This past Sunday there were two interesting stories about baseball in The New York Times: in the magazine was Bruce Schoenfeld's "Can the Emergence of a High-Tech Tool Bring Baseball's Statistical Revolution to Fielding" and in the sports section was Bill Pennington's "A Team's Cursed Century Warrants a Proven Savior." The first article was about an attempt to analyze fielding, the second was about Theo Epstein's attempt to win a World Series with the Chicago Cubs.
To a certain extent these articles contradict each other. Statcast, part of Major League Advanced Media, is attempting to analyze fielding by using a radar system combined with three high-definition cameras to record every play in baseball. The biggest problem is that even a routine ground-ball to the shortstop produces the equivalent of 21,000 rows on a spreadsheet. How to analyze all this data is the problem.

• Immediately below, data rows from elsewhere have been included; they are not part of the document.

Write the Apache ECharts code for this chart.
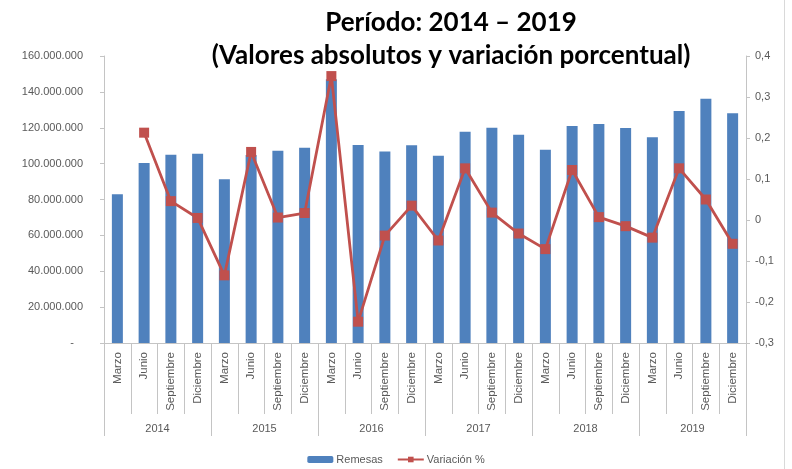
<!DOCTYPE html>
<html>
<head>
<meta charset="utf-8">
<script src="https://cdn.jsdelivr.net/npm/echarts@6/dist/echarts.min.js"></script>
<style>
html,body{margin:0;padding:0;background:#fff;}
#chart{width:792px;height:469px;}
</style>
</head>
<body>
<div id="chart"></div>
<script>
const months = ['Marzo','Junio','Septiembre','Diciembre','Marzo','Junio','Septiembre','Diciembre','Marzo','Junio','Septiembre','Diciembre','Marzo','Junio','Septiembre','Diciembre','Marzo','Junio','Septiembre','Diciembre','Marzo','Junio','Septiembre','Diciembre'];
const years = ['2014','2015','2016','2017','2018','2019'];
const remesas = [82900000,100300000,105000000,105500000,91300000,104800000,107200000,108900000,147000000,110400000,106700000,110200000,104400000,117800000,120000000,116100000,107800000,121000000,122100000,119900000,114700000,129300000,136200000,128100000];
const variacion = [null,0.213,0.046,0.005,-0.135,0.166,0.006,0.017,0.351,-0.248,-0.038,0.035,-0.050,0.126,0.018,-0.033,-0.071,0.122,0.007,-0.015,-0.043,0.126,0.050,-0.058];
const leftTicks = {min:0, max:160000000, interval:20000000};
const rightTicks = {min:-0.3, max:0.4, interval:0.1};

const axisGray = '#c4c4c4';
const labelGray = '#595959';
const fontFam = '"Liberation Sans", Arial, sans-serif';
const titleFont = 'bold 26px Lato, "Open Sans", sans-serif';

function fmtLeft(v){
  if (v === 0) return '-   ';
  return String(Math.round(v)).replace(/\B(?=(\d{3})+(?!\d))/g, '.');
}
function fmtRight(v){
  const r = Math.round(v*10)/10;
  if (r === 0) return '0';
  return r.toFixed(1).replace('.', ',');
}

const chart = echarts.init(document.getElementById('chart'), null, {renderer:'canvas'});
chart.setOption({
  animation:false,
  backgroundColor:'#ffffff',
  graphic:[
    {type:'text', x:451, y:23, style:{text:'Período: 2014 – 2019', align:'center', verticalAlign:'middle', fill:'#000', font:titleFont}},
    {type:'text', x:451, y:56, style:{text:'(Valores absolutos y variación porcentual)', align:'center', verticalAlign:'middle', fill:'#000', font:titleFont}},
    {type:'line', shape:{x1:784.5, y1:0, x2:784.5, y2:469}, style:{stroke:'#d9d9d9', lineWidth:1}}
  ],
  grid:{left:104, right:46, top:56, bottom:126, containLabel:false},
  legend:{
    data:['Remesas','Variación %'],
    left:'center', top:449,
    itemGap:14, itemWidth:26, itemHeight:7,
    textStyle:{color:labelGray, fontSize:11, fontFamily:fontFam, padding:[0,0,0,-2]}
  },
  xAxis:[
    {
      type:'category', data:months, position:'bottom',
      axisLine:{show:true, onZero:false, lineStyle:{color:axisGray, width:1}},
      axisTick:{show:true, interval:0, length:71, lineStyle:{color:axisGray}},
      axisLabel:{interval:0, rotate:90, margin:9, color:labelGray, fontSize:11.5, fontFamily:fontFam}
    },
    {
      type:'category', data:years, position:'bottom',
      axisLine:{show:false, onZero:false},
      axisTick:{show:true, interval:0, length:93, lineStyle:{color:axisGray}},
      axisLabel:{interval:0, margin:80, color:labelGray, fontSize:11, fontFamily:fontFam}
    }
  ],
  yAxis:[
    {
      type:'value', min:leftTicks.min, max:leftTicks.max, interval:leftTicks.interval,
      splitLine:{show:false},
      axisLine:{show:true, lineStyle:{color:axisGray}},
      axisTick:{show:true, length:4, lineStyle:{color:axisGray}},
      axisLabel:{formatter:fmtLeft, margin:21, color:labelGray, fontSize:11, fontFamily:fontFam}
    },
    {
      type:'value', position:'right', min:rightTicks.min, max:rightTicks.max, interval:rightTicks.interval,
      splitLine:{show:false},
      axisLine:{show:true, lineStyle:{color:axisGray}},
      axisTick:{show:true, length:4, lineStyle:{color:axisGray}},
      axisLabel:{formatter:fmtRight, margin:9, color:labelGray, fontSize:11, fontFamily:fontFam}
    }
  ],
  series:[
    {
      name:'Remesas', type:'bar', xAxisIndex:0, yAxisIndex:0, data:remesas,
      barWidth:11, itemStyle:{color:'#4f81bd'}
    },
    {
      name:'Variación %', type:'line', xAxisIndex:0, yAxisIndex:1, data:variacion,
      connectNulls:false,
      lineStyle:{color:'#c0504d', width:2.8},
      itemStyle:{color:'#c0504d'},
      symbol:'rect', symbolSize:10, showSymbol:true
    }
  ]
});
</script>
</body>
</html>
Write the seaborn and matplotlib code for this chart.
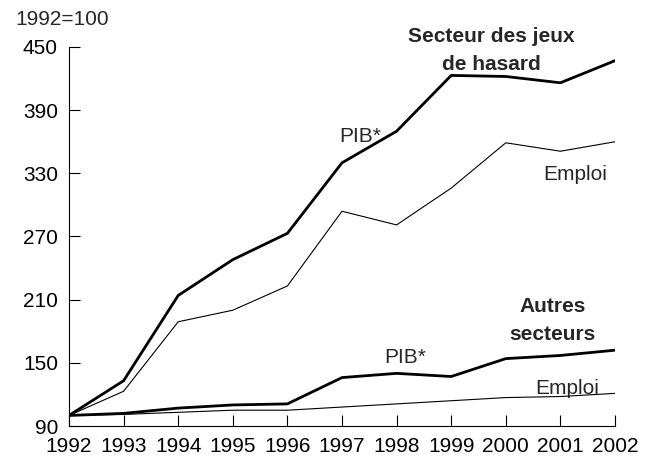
import matplotlib
matplotlib.use("Agg")
import matplotlib.pyplot as plt
import seaborn as sns
import pandas as pd

years = list(range(1992, 2003))
jeux_pib = [100, 133, 214, 248, 273, 340, 370, 423, 422, 416, 437]
jeux_emploi = [100, 123, 189, 200, 223, 294, 281, 316, 359, 351, 360]
autres_pib = [100, 102, 107, 110, 111, 136, 140, 137, 154, 157, 162]
autres_emploi = [100, 101, 103, 105, 105, 108, 111, 114, 117, 118, 121]
y_ticks = [90, 150, 210, 270, 330, 390, 450]

series = {
    "jeux_pib": jeux_pib,
    "jeux_emploi": jeux_emploi,
    "autres_pib": autres_pib,
    "autres_emploi": autres_emploi,
}
df = pd.concat(
    [pd.DataFrame({"year": years, "value": v, "series": k}) for k, v in series.items()],
    ignore_index=True,
)

sns.set_style("ticks")
plt.rcParams["font.family"] = ["Liberation Sans", "DejaVu Sans"]

fig = plt.figure(figsize=(6.52, 4.61), dpi=100)
ax = fig.add_axes([69 / 652, 1 - 426 / 461, (615 - 69) / 652, (426 - 47) / 461])

widths = {"jeux_pib": 2.0, "jeux_emploi": 0.8, "autres_pib": 2.0, "autres_emploi": 0.8}
for k in series:
    sns.lineplot(data=df[df.series == k], x="year", y="value", ax=ax,
                 color="black", linewidth=widths[k], legend=False)

ax.set_xlim(1992, 2002)
ax.set_ylim(90, 450)
ax.set_xticks(years)
ax.set_yticks(y_ticks)
ax.set_xlabel("")
ax.set_ylabel("")
for s in ["top", "right"]:
    ax.spines[s].set_visible(False)
for s in ["left", "bottom"]:
    ax.spines[s].set_color("black")
    ax.spines[s].set_linewidth(0.8)
ax.tick_params(axis="both", direction="in", length=8, width=0.8, colors="black",
               labelsize=15)
ax.tick_params(axis="y", pad=8)
ax.tick_params(axis="x", pad=8)

fs = 15
bold = dict(fontsize=fs, fontweight="bold", ha="center", va="baseline")
norm = dict(fontsize=fs, ha="center", va="baseline")
ax.text(1999.73, 455.0, "Secteur des jeux", clip_on=False, **bold)
ax.text(1999.73, 428.1, "de hasard", **bold)
ax.text(1997.33, 360, "PIB*", **norm)
ax.text(2001.27, 323.7, "Emploi", **norm)
ax.text(2000.86, 198.6, "Autres", **bold)
ax.text(2000.86, 171.7, "secteurs", **bold)
ax.text(1998.15, 149.8, "PIB*", **norm)
ax.text(2001.13, 120.4, "Emploi", **norm)

fig.text(15 / 652, 1 - 25 / 461, "1992=100", ha="left", va="baseline", fontsize=fs)

fig.savefig("out.png", dpi=100)
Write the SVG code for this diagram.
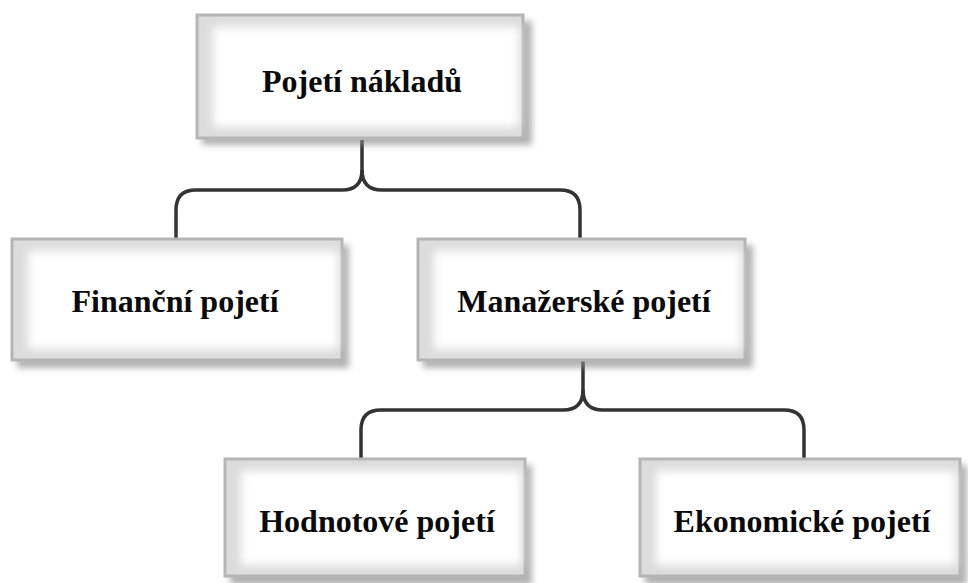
<svg xmlns="http://www.w3.org/2000/svg" width="968" height="583" viewBox="0 0 968 583">
<defs>
<filter id="sh" x="-10%" y="-10%" width="130%" height="130%"><feGaussianBlur stdDeviation="3"/></filter>
<filter id="bl" x="-10%" y="-10%" width="120%" height="120%"><feGaussianBlur stdDeviation="4"/></filter>
</defs>
<style>
.shadow{fill:#8a8a8a;opacity:0.65;filter:url(#sh)}
.frame{fill:#dcdcdc;stroke:#b5b5b5;stroke-width:3}
.inner{fill:#ffffff;filter:url(#bl)}
.lbl{font-family:"Liberation Serif","Times New Roman",serif;font-weight:bold;font-size:32px;fill:#0a0a0a;text-anchor:middle}
.conn{fill:none;stroke:#333;stroke-width:3.5}
</style>
<rect width="968" height="583" fill="#ffffff"/>
<g id="connectors">
<path class="conn" d="M362,140 V170 Q362,190 342,190 H196 Q176,190 176,210 V238"/>
<path class="conn" d="M362,170 Q362,190 382,190 H560 Q580,190 580,210 V238"/>
<path class="conn" d="M583,360 V390 Q583,410 563,410 H381 Q361,410 361,430 V458"/>
<path class="conn" d="M583,390 Q583,410 603,410 H784 Q804,410 804,430 V458"/>
</g>
<g id="n-pojeti-nakladu">
<rect class="shadow" x="202" y="21" width="330" height="124"/>
<rect class="frame" x="197" y="15" width="326" height="123"/>
<rect class="inner" x="213" y="27" width="306" height="100"/>
<text class="lbl" x="362" y="92">Pojetí nákladů</text>
</g>
<g id="n-financni">
<rect class="shadow" x="17" y="245" width="332" height="123"/>
<rect class="frame" x="12" y="239" width="330" height="121"/>
<rect class="inner" x="28" y="251" width="310" height="98"/>
<text class="lbl" x="175" y="312">Finanční pojetí</text>
</g>
<g id="n-manazerske">
<rect class="shadow" x="423" y="245" width="330" height="123"/>
<rect class="frame" x="418" y="239" width="327" height="121"/>
<rect class="inner" x="434" y="251" width="307" height="98"/>
<text class="lbl" x="584" y="312">Manažerské pojetí</text>
</g>
<g id="n-hodnotove">
<rect class="shadow" x="230" y="465" width="302" height="120"/>
<rect class="frame" x="225" y="459" width="300" height="117"/>
<rect class="inner" x="241" y="471" width="280" height="94"/>
<text class="lbl" x="377" y="532">Hodnotové pojetí</text>
</g>
<g id="n-ekonomicke">
<rect class="shadow" x="645" y="465" width="322" height="120"/>
<rect class="frame" x="640" y="459" width="320" height="117"/>
<rect class="inner" x="656" y="471" width="300" height="94"/>
<text class="lbl" x="802" y="532">Ekonomické pojetí</text>
</g>
</svg>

So far baseball statistics have focused on hitting -- which is quantifiable --and have not been particularly successful with fielding, using such dubious statistics as "range-factor." Everyone agrees that preventing an opponent's run is as important as scoring your own but no one has figured out how to analyze individual fielding.
Meanwhile Theo Eptein, who engineered the 2004 Boston Red Sox championship, is now the general manager of the Chicago Cubs, which this year had the best record in baseball, thanks to the 22 members of the team that have gradually been acquired by Epstein. Certainly Epstein is aware of what Billy Beane was able to do in Oakland (read Michael Lewis's Moneyball), though Oakland has not been to the World Series since 1989, but Epstein in Chicago has had the advantage of patience (the Cubs have not won the World Series since 1908) and a bigger budget. And Epstein has learned that statistics do not tell you everything when you are dealing with human beings. Epstein's scouts are required to ask possible prospects about three times they have faced adversity on the field and three times they have faced adversity off the field. As one scout said, "we are scouting the person more than the player" and as Epstein has pointed out, "baseball is built on failure;" even the best players fail seven out of ten times.
As umpiring decisions are being second-guessed by machines I applaud Epstein for realizing that players are human and cannot be totally defined by their statistics, only one of the important elements in the success of an individual player and of a baseball team that plays a grueling season of 162 games.